T-Mobile Fiber, an operating unit of T-Mobile (NASDAQ: TMUS), has its sights on growing its fiber business. The company first started reselling residential fiber under the T-Mobile brand in New York City in 2021. Its main goal with T-Mobile Fiber is to bring fiber-to-the-home service in select markets where broadband connectivity is either lacking or is inadequate from incumbent service providers. T-Mobile Fiber is being offered on a standalone basis and not offered with T-Mobile wireless.
Note that the company is not building its own fiber infrastructure. Rather, it works with local fiber providers on a wholesale basis. Its partners handle the construction of the fiber networks while T-Mobile Fiber serves as the internet service provider to customers. T-Mobile Fiber is currently available in New York City, Kenosha, WI, and Pueblo and Northglenn, CO, and is rapidly expanding to other cities in markets in the Midwest, California and Florida. So far, the company has not provided any numbers on households passed or current fiber subscriber counts.
“In the space of fiber, where you might have specialized infra companies, we’re not the experts in digging ditches and getting fiber to the home,” said Peter Osvaldik, T-Mobile CFO, at a recent investor conference. “But we do have a set of tremendous brand assets, customer relationships, distributions that can allow us — faster penetration, deeper penetration or different unit economics because your customer acquisition costs can be different than a pure fiber player.
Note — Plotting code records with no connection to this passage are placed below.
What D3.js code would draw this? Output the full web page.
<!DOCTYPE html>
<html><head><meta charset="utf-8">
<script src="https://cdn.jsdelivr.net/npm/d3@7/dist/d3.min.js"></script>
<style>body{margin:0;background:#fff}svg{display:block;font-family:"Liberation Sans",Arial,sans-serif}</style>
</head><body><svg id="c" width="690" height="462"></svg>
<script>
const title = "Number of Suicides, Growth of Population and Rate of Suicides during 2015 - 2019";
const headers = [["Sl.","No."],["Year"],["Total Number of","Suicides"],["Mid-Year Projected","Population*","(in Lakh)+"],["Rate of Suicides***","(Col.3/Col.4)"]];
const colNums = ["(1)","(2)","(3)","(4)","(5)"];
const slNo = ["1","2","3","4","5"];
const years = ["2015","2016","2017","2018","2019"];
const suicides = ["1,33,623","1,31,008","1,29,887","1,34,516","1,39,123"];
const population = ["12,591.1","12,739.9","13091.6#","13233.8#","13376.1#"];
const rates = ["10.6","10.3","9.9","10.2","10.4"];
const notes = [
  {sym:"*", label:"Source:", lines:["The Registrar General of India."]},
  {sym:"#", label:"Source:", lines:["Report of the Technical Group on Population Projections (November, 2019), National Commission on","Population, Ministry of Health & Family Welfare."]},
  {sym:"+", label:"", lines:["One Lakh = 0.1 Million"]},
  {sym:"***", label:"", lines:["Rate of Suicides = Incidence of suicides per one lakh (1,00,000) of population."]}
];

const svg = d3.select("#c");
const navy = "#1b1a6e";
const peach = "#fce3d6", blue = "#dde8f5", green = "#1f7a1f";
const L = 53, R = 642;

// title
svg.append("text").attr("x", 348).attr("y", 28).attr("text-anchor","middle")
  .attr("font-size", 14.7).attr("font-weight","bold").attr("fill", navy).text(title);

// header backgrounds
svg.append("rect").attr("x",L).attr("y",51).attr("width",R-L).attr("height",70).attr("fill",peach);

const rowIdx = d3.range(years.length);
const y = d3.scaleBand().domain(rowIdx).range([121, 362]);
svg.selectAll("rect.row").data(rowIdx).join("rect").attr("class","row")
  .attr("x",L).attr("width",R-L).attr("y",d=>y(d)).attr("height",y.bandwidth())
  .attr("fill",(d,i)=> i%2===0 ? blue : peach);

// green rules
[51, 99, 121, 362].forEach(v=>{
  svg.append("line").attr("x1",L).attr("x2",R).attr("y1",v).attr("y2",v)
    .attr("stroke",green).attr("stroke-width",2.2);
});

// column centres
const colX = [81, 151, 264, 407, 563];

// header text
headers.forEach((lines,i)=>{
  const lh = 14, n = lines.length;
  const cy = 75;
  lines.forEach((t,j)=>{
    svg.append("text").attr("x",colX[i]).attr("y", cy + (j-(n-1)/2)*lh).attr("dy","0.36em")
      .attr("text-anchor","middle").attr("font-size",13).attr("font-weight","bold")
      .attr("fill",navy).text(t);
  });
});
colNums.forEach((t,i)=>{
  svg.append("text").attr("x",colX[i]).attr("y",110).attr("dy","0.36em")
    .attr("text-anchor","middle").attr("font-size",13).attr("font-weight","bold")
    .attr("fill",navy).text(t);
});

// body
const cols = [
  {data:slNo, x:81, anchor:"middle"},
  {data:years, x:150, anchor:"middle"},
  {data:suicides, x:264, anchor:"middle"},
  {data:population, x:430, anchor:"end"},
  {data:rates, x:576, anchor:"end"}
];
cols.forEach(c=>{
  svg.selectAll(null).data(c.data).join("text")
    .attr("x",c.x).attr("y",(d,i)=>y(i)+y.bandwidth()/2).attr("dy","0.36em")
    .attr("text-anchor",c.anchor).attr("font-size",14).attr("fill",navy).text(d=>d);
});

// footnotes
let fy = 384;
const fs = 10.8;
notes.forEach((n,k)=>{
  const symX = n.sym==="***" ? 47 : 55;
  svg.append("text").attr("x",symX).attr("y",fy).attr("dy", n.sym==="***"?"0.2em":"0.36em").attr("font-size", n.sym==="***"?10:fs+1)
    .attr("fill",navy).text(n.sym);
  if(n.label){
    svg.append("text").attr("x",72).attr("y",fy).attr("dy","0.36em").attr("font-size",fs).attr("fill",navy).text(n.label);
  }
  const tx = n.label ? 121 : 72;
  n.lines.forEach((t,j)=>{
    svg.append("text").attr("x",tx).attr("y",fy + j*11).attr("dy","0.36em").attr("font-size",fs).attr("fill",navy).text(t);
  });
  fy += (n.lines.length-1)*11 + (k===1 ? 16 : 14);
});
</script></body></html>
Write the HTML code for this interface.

So those are the kind of things that really drive … incremental value to the core wireless business versus some defensive play.”
T-Mobile Fiber is offering monthly symmetrical broadband service plans that range from 500 Mbps for $55 per month up to 2 Gbps for $110 per month in select locations.
T-Mobile Fiber and Tillman FiberCo, LLC, recently announced a wholesale agreement that gives T-Mobile Fiber access to Tillman Fiber’s network being built in Florida that will serve the Tampa Bay area, the Florida Panhandle, and South and Southwest regions of the state.